__SHORT PROBLEM__: Check every line below for the string "matplotlib", and copy the lines that contain it.
***** PROVIDED RECORDS
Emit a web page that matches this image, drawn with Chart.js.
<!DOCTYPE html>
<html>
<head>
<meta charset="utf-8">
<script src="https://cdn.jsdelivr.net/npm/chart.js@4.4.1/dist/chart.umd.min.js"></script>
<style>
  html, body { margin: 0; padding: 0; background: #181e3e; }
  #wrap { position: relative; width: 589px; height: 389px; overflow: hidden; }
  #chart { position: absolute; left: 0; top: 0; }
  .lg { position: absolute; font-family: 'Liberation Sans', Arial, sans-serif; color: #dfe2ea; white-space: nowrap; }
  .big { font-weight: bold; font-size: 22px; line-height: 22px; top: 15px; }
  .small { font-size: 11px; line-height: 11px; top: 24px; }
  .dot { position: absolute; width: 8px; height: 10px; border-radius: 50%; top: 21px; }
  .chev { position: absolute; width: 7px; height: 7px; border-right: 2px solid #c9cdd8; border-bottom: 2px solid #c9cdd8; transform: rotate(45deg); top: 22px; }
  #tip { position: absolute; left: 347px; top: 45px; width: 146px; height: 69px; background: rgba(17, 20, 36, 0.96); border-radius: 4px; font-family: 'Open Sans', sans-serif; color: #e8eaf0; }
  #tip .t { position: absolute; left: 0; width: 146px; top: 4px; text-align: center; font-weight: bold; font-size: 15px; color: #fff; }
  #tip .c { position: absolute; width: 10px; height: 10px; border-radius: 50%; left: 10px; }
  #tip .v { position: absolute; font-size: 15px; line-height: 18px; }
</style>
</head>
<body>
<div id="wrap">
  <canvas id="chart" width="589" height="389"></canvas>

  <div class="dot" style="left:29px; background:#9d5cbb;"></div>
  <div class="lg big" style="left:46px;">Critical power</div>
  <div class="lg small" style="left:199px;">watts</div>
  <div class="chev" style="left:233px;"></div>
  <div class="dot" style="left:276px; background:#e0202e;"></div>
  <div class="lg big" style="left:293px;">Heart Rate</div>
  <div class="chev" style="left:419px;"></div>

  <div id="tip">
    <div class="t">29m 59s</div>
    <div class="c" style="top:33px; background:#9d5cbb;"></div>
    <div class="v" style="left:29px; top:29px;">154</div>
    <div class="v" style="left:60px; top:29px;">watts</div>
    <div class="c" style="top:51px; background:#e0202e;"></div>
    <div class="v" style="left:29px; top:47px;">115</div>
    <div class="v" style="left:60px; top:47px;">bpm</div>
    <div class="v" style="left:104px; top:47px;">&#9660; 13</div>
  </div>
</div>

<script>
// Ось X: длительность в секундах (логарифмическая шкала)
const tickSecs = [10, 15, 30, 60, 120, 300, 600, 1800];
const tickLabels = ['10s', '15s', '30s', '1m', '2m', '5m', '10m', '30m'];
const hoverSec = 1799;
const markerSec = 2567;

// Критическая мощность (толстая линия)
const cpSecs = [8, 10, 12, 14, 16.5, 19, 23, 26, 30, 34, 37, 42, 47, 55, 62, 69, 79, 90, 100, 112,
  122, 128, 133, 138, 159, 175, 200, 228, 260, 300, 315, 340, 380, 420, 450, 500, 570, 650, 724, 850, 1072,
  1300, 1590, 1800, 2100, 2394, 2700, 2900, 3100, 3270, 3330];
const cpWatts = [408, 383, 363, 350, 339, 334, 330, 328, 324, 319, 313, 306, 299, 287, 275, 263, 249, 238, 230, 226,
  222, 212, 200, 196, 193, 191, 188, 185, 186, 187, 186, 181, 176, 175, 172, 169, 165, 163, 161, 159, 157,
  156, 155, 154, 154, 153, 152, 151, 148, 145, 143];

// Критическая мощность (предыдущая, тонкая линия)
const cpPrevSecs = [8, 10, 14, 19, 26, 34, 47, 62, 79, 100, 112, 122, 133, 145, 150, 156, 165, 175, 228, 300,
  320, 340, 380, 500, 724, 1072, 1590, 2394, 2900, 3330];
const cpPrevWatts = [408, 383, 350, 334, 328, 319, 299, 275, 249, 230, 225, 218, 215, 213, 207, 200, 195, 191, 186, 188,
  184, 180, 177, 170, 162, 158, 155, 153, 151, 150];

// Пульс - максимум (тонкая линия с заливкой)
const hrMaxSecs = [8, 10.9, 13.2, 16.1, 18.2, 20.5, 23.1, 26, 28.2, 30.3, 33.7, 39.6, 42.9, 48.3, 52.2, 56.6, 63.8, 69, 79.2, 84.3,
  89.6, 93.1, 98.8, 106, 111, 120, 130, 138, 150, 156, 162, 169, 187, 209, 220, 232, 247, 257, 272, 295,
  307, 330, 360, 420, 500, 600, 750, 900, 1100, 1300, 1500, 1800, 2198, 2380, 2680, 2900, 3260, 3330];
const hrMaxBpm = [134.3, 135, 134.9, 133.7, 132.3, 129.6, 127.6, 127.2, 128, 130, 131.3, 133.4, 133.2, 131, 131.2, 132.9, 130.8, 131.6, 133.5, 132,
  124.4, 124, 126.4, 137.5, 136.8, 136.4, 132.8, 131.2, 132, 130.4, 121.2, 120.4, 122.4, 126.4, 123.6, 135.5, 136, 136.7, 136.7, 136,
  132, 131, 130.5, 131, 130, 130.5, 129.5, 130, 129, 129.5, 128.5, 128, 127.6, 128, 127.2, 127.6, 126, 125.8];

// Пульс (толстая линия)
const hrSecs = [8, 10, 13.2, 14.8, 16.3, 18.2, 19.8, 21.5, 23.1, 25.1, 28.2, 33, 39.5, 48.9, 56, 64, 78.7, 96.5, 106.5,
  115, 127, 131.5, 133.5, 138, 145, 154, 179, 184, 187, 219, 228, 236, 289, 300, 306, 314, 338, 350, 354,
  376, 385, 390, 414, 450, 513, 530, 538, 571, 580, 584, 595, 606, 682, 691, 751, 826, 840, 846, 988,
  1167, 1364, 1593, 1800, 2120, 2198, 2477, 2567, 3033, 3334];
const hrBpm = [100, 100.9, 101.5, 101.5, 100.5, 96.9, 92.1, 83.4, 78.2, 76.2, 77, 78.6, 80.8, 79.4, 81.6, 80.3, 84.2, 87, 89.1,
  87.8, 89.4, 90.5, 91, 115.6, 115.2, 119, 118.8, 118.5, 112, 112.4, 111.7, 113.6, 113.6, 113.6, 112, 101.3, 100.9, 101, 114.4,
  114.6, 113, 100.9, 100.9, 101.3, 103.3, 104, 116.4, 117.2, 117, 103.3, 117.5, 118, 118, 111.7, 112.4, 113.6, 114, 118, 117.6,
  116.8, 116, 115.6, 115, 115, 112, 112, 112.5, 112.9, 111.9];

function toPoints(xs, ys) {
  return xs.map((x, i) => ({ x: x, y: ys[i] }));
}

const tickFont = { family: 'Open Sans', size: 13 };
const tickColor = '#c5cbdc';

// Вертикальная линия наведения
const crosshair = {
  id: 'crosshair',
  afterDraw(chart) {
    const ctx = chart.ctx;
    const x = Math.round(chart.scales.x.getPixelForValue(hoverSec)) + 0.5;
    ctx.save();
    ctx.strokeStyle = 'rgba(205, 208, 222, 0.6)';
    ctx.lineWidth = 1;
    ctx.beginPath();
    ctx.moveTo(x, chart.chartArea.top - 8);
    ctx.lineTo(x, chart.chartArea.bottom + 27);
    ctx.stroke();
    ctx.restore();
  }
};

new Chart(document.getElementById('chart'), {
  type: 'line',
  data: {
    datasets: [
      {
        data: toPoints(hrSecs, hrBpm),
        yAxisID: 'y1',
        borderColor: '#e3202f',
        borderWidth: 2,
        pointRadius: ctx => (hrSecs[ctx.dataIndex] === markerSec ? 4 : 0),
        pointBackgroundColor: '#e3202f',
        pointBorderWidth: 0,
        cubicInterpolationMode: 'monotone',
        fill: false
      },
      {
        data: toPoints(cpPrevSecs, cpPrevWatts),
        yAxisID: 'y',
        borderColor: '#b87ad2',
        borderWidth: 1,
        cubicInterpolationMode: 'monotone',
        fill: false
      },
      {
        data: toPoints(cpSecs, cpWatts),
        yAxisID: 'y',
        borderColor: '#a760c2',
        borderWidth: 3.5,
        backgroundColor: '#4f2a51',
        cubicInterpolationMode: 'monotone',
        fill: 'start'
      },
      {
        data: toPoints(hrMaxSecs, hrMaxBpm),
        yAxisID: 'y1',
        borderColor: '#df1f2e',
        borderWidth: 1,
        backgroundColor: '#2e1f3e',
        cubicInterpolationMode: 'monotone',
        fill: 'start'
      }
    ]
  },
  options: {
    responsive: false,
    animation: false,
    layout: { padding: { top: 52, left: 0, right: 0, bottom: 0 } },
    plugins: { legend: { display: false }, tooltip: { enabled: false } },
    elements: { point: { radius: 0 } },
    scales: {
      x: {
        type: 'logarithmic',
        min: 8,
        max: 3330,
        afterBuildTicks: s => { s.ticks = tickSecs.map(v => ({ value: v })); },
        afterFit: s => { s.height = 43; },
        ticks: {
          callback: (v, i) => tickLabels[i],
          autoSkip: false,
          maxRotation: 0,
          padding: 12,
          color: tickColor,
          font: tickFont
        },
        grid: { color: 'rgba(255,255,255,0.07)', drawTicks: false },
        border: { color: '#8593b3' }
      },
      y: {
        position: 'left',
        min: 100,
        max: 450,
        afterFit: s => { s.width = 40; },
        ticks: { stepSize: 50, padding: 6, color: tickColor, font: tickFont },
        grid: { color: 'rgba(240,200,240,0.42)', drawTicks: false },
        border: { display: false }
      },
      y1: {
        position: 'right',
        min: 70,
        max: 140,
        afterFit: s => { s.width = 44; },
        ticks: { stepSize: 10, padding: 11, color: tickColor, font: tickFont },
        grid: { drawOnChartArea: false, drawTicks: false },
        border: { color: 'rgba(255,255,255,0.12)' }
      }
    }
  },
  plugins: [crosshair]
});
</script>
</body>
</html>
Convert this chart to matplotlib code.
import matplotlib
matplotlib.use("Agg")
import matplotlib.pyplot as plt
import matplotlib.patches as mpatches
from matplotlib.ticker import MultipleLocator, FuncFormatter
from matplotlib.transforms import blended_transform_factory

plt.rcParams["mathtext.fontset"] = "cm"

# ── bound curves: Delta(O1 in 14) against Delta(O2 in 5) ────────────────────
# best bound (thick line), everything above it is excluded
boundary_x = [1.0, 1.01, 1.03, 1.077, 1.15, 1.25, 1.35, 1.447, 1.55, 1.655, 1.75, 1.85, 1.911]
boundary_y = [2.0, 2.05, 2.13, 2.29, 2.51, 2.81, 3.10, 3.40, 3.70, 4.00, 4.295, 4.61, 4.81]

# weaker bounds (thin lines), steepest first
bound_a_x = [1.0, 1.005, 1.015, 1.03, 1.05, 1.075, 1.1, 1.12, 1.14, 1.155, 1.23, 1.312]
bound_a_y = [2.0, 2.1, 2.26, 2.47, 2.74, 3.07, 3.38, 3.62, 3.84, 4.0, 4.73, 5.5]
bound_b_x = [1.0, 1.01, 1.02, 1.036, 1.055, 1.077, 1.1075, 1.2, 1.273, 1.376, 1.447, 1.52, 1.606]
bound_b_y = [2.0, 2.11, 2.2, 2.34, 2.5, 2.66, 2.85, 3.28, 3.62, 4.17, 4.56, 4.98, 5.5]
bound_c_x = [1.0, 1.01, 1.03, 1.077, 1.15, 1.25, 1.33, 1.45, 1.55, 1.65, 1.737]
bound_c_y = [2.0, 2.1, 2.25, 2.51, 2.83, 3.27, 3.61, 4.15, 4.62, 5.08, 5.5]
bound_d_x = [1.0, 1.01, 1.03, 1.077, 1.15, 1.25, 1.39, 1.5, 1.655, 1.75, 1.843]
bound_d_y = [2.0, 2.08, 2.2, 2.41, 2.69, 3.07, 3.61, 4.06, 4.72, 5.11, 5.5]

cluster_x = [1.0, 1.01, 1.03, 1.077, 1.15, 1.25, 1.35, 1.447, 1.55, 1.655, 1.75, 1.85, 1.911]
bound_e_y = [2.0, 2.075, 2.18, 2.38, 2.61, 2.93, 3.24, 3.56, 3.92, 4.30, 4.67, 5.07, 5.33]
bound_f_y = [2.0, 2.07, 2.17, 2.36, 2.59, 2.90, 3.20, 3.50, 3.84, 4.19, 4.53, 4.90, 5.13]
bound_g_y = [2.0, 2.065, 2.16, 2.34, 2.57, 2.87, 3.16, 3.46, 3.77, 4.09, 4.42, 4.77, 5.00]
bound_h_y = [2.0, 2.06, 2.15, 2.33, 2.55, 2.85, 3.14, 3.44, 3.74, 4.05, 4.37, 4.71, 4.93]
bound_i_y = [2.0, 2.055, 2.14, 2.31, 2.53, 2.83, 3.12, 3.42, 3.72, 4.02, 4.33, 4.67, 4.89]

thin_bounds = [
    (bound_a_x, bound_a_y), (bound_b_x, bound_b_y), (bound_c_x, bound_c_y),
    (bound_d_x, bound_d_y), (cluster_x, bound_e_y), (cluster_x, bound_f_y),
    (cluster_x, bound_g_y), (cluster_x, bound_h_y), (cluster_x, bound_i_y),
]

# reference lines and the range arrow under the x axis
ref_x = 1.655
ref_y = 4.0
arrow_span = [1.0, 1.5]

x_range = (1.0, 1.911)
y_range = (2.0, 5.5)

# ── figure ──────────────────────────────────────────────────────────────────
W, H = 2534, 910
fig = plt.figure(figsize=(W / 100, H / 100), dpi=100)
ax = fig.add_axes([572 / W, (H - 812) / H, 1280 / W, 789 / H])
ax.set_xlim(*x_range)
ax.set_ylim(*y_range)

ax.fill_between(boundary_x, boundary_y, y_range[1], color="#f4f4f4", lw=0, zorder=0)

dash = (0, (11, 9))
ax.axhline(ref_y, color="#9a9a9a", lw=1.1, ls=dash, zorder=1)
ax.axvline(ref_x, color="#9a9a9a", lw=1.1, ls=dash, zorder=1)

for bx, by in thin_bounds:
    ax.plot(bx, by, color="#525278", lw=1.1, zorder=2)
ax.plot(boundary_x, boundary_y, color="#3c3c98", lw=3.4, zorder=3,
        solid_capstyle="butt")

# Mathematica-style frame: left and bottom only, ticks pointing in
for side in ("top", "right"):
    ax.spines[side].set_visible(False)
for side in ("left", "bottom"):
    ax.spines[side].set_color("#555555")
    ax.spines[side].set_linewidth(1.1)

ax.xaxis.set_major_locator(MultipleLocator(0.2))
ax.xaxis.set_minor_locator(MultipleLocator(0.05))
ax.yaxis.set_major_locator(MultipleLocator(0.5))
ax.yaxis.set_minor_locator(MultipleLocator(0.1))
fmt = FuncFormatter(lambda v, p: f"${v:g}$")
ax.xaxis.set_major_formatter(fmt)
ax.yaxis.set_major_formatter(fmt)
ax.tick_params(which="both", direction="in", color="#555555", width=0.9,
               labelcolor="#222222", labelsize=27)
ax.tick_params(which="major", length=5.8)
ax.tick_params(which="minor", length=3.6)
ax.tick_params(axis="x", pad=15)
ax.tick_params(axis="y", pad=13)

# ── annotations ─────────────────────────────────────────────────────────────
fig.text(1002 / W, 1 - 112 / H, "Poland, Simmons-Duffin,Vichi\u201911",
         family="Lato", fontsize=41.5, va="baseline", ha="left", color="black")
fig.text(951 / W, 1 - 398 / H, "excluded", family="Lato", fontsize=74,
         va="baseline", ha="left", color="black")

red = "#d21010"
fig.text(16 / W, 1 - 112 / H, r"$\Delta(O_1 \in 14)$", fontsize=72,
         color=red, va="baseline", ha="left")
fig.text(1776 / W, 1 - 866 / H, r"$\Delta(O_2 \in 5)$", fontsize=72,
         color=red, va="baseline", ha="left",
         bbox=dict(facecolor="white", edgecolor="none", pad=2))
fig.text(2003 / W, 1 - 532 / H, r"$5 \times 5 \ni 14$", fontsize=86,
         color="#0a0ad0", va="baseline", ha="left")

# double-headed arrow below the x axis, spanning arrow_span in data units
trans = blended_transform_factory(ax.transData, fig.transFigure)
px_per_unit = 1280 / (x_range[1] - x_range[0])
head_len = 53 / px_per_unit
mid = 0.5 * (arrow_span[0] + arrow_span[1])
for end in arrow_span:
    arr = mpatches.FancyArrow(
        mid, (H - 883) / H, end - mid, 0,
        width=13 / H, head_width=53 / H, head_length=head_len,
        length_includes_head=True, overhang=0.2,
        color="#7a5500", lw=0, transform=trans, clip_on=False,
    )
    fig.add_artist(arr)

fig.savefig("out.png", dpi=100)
**********
__ANSWER TO THE PROBLEM__:
Convert this chart to matplotlib code.
import matplotlib
matplotlib.use("Agg")
import matplotlib.pyplot as plt
import matplotlib.patches as mpatches
from matplotlib.ticker import MultipleLocator, FuncFormatter
from matplotlib.transforms import blended_transform_factory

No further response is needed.